▶ [Plotting code records]:

━━━━━━━━━━━━━━━━━━━━━━━━━━━━━━

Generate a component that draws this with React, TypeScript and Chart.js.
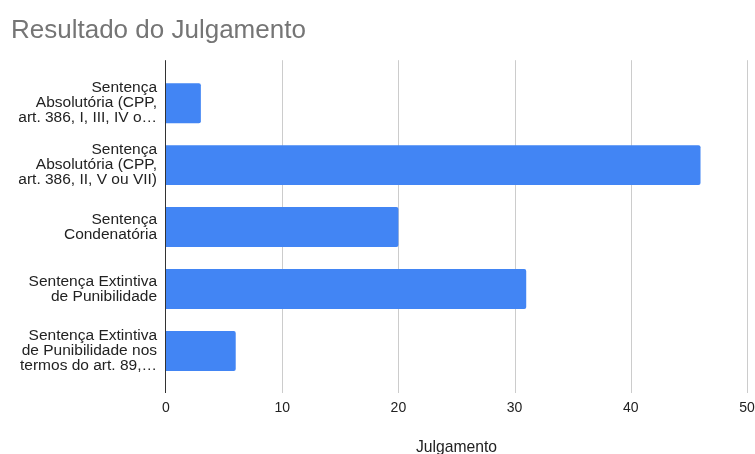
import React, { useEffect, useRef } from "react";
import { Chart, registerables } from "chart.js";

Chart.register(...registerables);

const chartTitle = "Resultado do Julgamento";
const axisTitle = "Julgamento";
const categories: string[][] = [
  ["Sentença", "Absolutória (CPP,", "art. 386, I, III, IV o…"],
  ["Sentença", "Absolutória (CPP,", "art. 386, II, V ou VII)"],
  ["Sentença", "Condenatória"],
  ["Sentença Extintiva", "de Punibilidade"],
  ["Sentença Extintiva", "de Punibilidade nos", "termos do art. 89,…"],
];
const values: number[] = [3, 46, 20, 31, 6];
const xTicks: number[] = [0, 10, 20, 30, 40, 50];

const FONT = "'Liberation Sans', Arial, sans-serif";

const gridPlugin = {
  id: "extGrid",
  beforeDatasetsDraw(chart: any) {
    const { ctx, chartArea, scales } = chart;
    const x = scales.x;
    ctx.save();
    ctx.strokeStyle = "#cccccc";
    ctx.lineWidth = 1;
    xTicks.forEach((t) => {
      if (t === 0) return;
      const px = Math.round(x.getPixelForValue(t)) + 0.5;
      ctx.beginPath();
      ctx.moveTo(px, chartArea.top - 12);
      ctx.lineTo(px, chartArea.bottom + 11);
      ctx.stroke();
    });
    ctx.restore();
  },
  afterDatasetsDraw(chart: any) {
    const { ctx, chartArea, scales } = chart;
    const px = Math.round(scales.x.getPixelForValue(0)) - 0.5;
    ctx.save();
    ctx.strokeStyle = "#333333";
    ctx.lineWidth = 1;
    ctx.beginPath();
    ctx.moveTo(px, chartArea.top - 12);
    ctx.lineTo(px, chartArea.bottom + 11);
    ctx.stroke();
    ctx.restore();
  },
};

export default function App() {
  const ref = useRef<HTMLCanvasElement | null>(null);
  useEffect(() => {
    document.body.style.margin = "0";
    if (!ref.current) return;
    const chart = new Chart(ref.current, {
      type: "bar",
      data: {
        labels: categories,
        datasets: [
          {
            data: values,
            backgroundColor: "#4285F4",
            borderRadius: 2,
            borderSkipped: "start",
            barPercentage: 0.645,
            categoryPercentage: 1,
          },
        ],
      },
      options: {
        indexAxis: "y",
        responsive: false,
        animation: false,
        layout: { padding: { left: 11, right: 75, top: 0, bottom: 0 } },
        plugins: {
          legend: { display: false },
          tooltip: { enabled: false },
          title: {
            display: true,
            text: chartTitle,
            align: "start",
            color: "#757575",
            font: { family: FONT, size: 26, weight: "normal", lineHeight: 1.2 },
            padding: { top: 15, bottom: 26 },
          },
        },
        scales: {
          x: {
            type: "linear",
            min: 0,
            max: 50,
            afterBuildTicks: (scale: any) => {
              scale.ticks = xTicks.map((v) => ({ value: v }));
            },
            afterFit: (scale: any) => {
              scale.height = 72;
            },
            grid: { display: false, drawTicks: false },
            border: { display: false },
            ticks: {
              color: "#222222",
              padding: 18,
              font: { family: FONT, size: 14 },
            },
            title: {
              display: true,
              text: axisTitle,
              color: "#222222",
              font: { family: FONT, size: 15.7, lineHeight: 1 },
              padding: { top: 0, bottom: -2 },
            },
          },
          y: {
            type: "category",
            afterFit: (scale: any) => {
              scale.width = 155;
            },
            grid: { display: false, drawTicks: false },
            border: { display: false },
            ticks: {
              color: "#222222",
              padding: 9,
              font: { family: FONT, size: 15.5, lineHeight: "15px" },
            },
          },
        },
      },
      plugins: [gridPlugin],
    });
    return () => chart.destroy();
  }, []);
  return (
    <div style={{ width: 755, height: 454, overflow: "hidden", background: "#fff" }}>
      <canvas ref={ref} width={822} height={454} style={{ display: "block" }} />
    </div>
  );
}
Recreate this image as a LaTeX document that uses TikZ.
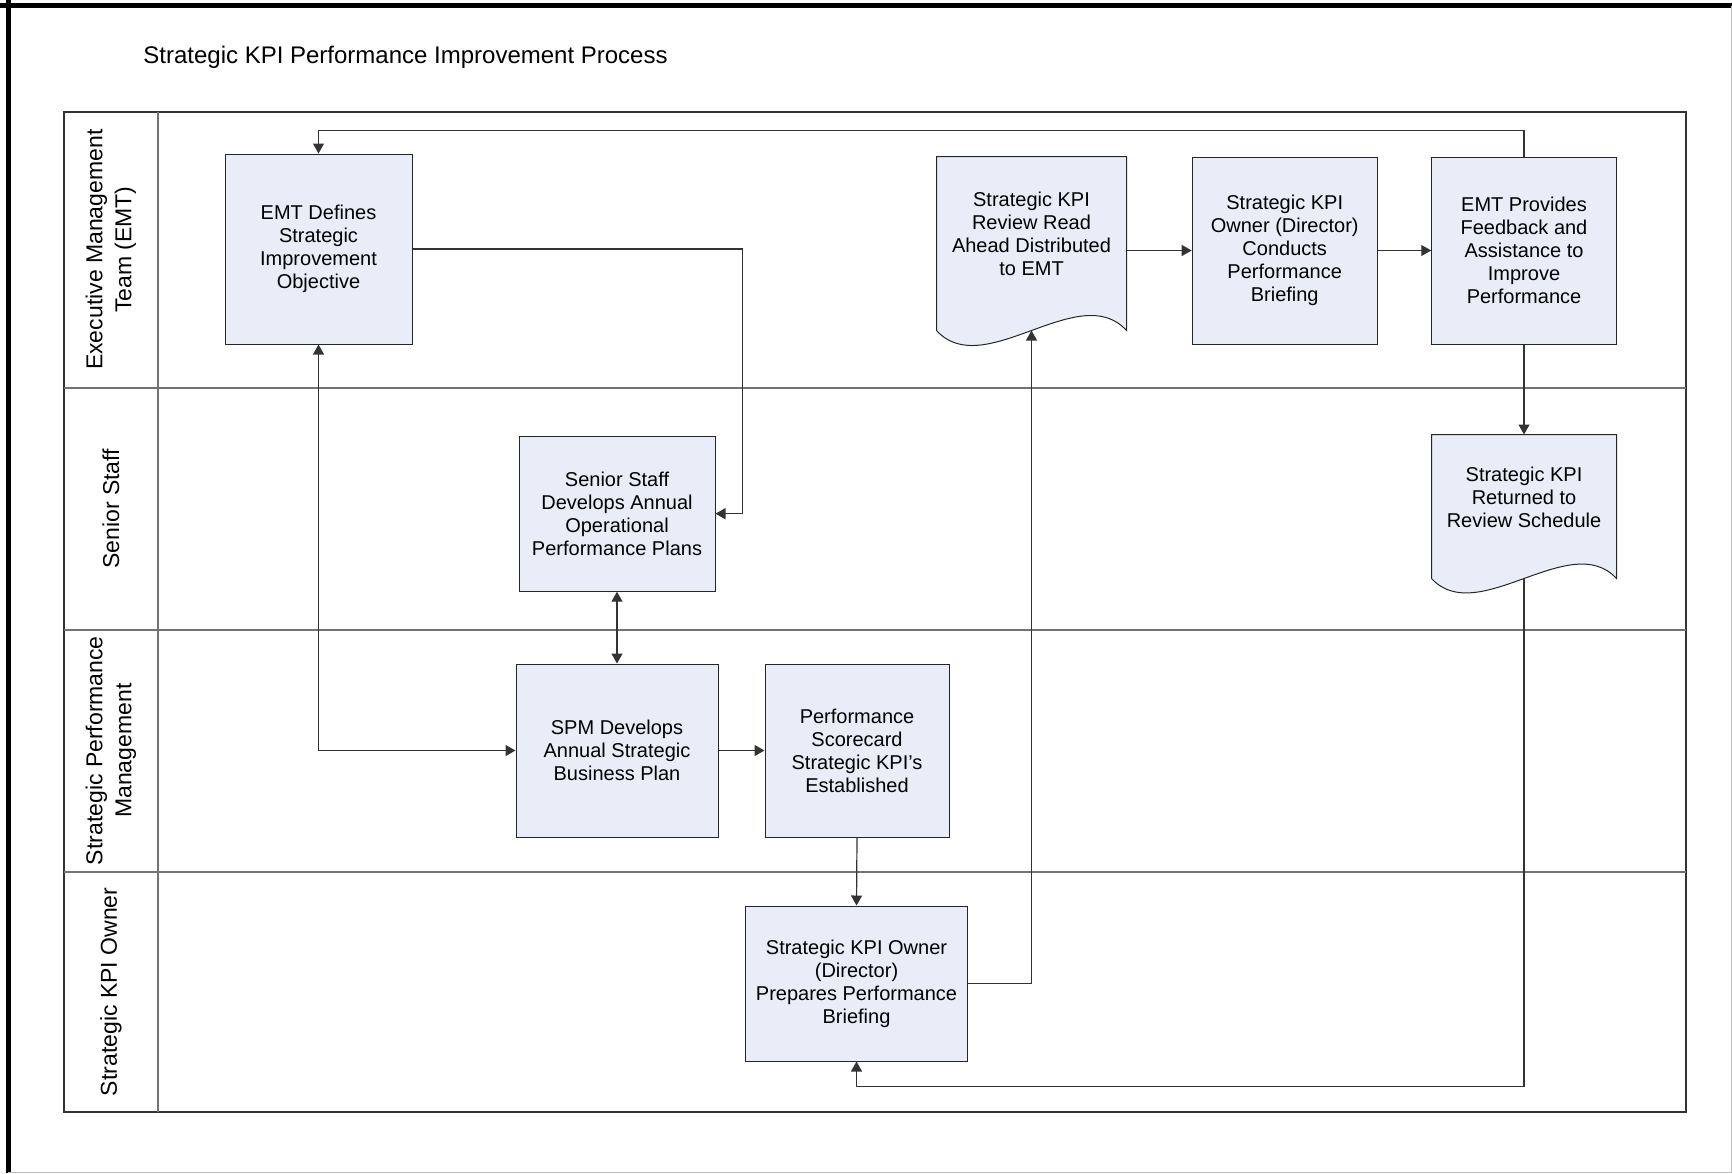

━━━━━━━━━━━━━━━━━━━━━━━━━━━━━━

▶ [Work instructions]: Copy the entries above faithfully and omit every image.

▶ [Expected answer]:
Generate a component that draws this with React, TypeScript and Chart.js.
import React, { useEffect, useRef } from "react";
import { Chart, registerables } from "chart.js";

Chart.register(...registerables);

const chartTitle = "Resultado do Julgamento";
const axisTitle = "Julgamento";
const categories: string[][] = [
  ["Sentença", "Absolutória (CPP,", "art. 386, I, III, IV o…"],
  ["Sentença", "Absolutória (CPP,", "art. 386, II, V ou VII)"],
  ["Sentença", "Condenatória"],
  ["Sentença Extintiva", "de Punibilidade"],
  ["Sentença Extintiva", "de Punibilidade nos", "termos do art. 89,…"],
];
const values: number[] = [3, 46, 20, 31, 6];
const xTicks: number[] = [0, 10, 20, 30, 40, 50];

const FONT = "'Liberation Sans', Arial, sans-serif";

const gridPlugin = {
  id: "extGrid",
  beforeDatasetsDraw(chart: any) {
    const { ctx, chartArea, scales } = chart;
    const x = scales.x;
    ctx.save();
    ctx.strokeStyle = "#cccccc";
    ctx.lineWidth = 1;
    xTicks.forEach((t) => {
      if (t === 0) return;
      const px = Math.round(x.getPixelForValue(t)) + 0.5;
      ctx.beginPath();
      ctx.moveTo(px, chartArea.top - 12);
      ctx.lineTo(px, chartArea.bottom + 11);
      ctx.stroke();
    });
    ctx.restore();
  },
  afterDatasetsDraw(chart: any) {
    const { ctx, chartArea, scales } = chart;
    const px = Math.round(scales.x.getPixelForValue(0)) - 0.5;
    ctx.save();
    ctx.strokeStyle = "#333333";
    ctx.lineWidth = 1;
    ctx.beginPath();
    ctx.moveTo(px, chartArea.top - 12);
    ctx.lineTo(px, chartArea.bottom + 11);
    ctx.stroke();
    ctx.restore();
  },
};

export default function App() {
  const ref = useRef<HTMLCanvasElement | null>(null);
  useEffect(() => {
    document.body.style.margin = "0";
    if (!ref.current) return;
    const chart = new Chart(ref.current, {
      type: "bar",
      data: {
        labels: categories,
        datasets: [
          {
            data: values,
            backgroundColor: "#4285F4",
            borderRadius: 2,
            borderSkipped: "start",
            barPercentage: 0.645,
            categoryPercentage: 1,
          },
        ],
      },
      options: {
        indexAxis: "y",
        responsive: false,
        animation: false,
        layout: { padding: { left: 11, right: 75, top: 0, bottom: 0 } },
        plugins: {
          legend: { display: false },
          tooltip: { enabled: false },
          title: {
            display: true,
            text: chartTitle,
            align: "start",
            color: "#757575",
            font: { family: FONT, size: 26, weight: "normal", lineHeight: 1.2 },
            padding: { top: 15, bottom: 26 },
          },
        },
        scales: {
          x: {
            type: "linear",
            min: 0,
            max: 50,
            afterBuildTicks: (scale: any) => {
              scale.ticks = xTicks.map((v) => ({ value: v }));
            },
            afterFit: (scale: any) => {
              scale.height = 72;
            },
            grid: { display: false, drawTicks: false },
            border: { display: false },
            ticks: {
              color: "#222222",
              padding: 18,
              font: { family: FONT, size: 14 },
            },
            title: {
              display: true,
              text: axisTitle,
              color: "#222222",
              font: { family: FONT, size: 15.7, lineHeight: 1 },
              padding: { top: 0, bottom: -2 },
            },
          },
          y: {
            type: "category",
            afterFit: (scale: any) => {
              scale.width = 155;
            },
            grid: { display: false, drawTicks: false },
            border: { display: false },
            ticks: {
              color: "#222222",
              padding: 9,
              font: { family: FONT, size: 15.5, lineHeight: "15px" },
            },
          },
        },
      },
      plugins: [gridPlugin],
    });
    return () => chart.destroy();
  }, []);
  return (
    <div style={{ width: 755, height: 454, overflow: "hidden", background: "#fff" }}>
      <canvas ref={ref} width={822} height={454} style={{ display: "block" }} />
    </div>
  );
}
Recreate this image as a LaTeX document that uses TikZ.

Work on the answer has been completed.